According to a new study by scientists at British Antarctic Survey (BAS) and Bristol University, an extensive thinning of polar ice has been revealed in Antarctica and Greenland, by the images captured by a laser aboard an orbiting NASA spacecraft.
The study, published Wednesday in the journal Nature, specified that the satellite laser is essentially used by the scientists with the BAS to measure infinitesimal changes in the thickness of glaciers and ice sheets, along the coast of the Amundsen Sea in West Antarctica.
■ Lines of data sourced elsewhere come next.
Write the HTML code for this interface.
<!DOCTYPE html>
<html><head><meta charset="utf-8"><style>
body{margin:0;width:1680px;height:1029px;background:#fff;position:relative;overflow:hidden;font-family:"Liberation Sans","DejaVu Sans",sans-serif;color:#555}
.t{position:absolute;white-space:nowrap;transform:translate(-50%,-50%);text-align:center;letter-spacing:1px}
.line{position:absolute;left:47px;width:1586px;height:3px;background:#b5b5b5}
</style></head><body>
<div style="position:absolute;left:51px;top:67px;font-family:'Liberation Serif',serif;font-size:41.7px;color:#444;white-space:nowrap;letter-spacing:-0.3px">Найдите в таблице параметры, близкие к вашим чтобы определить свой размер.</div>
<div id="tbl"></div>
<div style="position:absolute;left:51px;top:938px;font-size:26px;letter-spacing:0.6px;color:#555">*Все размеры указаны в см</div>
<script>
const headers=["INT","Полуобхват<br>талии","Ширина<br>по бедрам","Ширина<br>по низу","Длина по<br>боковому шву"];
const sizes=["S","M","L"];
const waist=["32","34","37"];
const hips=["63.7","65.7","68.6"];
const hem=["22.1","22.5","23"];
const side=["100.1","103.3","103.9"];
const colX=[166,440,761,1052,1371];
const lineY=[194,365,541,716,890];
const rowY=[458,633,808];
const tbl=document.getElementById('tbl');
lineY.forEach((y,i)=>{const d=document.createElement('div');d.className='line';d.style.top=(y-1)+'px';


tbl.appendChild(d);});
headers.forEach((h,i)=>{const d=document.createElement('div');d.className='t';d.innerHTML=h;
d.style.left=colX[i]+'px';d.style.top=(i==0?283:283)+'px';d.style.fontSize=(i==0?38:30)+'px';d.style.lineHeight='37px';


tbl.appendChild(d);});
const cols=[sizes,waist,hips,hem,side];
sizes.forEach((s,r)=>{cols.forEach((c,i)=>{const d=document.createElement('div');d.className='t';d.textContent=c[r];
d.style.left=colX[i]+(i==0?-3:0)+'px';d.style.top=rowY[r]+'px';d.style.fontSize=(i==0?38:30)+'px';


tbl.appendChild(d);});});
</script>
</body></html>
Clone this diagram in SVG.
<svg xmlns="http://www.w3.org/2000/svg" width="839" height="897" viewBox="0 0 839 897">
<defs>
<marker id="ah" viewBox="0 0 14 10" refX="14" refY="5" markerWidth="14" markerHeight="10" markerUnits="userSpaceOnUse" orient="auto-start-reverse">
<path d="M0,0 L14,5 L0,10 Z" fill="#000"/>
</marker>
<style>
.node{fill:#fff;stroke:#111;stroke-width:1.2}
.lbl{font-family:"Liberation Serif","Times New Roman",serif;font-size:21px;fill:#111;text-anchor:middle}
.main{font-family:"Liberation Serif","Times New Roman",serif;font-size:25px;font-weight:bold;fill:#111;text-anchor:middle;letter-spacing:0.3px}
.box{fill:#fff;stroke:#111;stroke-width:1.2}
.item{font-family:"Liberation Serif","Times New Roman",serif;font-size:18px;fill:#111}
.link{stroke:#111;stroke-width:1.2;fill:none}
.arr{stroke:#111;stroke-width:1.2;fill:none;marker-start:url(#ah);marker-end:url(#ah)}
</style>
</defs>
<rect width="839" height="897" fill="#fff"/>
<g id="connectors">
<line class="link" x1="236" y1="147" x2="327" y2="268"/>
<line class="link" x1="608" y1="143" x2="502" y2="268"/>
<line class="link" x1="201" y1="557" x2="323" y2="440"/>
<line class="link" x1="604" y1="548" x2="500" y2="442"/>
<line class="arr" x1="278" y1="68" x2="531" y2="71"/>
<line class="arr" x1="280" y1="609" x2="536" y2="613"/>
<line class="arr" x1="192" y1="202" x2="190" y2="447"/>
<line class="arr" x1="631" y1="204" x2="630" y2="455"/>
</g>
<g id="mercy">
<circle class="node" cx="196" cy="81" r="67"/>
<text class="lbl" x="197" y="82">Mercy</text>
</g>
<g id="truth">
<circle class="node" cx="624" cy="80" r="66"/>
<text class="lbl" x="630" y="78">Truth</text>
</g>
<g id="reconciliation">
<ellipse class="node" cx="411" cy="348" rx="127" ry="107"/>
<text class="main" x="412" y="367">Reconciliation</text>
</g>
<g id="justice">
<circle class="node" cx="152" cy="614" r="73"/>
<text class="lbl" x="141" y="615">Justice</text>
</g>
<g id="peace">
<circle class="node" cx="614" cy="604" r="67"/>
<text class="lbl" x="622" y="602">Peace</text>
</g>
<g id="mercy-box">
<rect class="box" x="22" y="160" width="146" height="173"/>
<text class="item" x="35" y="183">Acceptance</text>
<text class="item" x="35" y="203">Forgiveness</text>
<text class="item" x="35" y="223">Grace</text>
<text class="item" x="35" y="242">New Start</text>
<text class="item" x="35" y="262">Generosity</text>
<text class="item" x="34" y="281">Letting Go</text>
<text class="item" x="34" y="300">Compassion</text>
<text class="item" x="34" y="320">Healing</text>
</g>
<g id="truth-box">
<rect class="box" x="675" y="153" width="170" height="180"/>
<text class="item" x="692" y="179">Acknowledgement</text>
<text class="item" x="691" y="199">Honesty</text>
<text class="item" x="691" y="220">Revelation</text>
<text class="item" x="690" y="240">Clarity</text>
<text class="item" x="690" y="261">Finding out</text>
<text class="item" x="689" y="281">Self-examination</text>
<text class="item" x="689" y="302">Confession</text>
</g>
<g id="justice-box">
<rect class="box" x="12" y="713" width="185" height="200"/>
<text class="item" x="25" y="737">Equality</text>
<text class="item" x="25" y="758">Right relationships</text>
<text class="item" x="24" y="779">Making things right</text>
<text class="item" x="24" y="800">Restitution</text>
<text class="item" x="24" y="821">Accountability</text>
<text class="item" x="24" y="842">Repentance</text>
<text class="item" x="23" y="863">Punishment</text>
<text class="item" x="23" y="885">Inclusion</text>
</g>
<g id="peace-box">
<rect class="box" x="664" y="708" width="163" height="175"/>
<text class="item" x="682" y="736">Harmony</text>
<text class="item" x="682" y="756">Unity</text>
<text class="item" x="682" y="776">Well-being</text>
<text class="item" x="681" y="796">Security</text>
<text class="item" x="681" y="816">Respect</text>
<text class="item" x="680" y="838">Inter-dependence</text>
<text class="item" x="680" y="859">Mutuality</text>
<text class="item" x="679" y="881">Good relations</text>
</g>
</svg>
Noting that fast-flowing glaciers cause the maximum loss of ice, BAS scientist Hamish Pritchard said: “We were surprised to see such a strong pattern of thinning glaciers across such large areas of coastline -- it's widespread and in some cases thinning extends hundreds of kilometers inland. We think that warm ocean currents reaching the coast and melting the glacier front is the most likely cause of faster glacier flow.”
Going by the findings forwarded by scientists tabularizing the satellite’s radar measurements, as many as 111 fast-flowing glaciers are currently thinning in Greenland at an average yearly rate of almost 3 feet.
Glaciers on the coast of East Antarctica are also thinning three-fold faster than what scientists earlier perceived.
Sating that the recent report provides an “ominous picture” Inez Fung, a noted atmospheric scientist at UC Berkeley said: “It's very much a cause for worry.”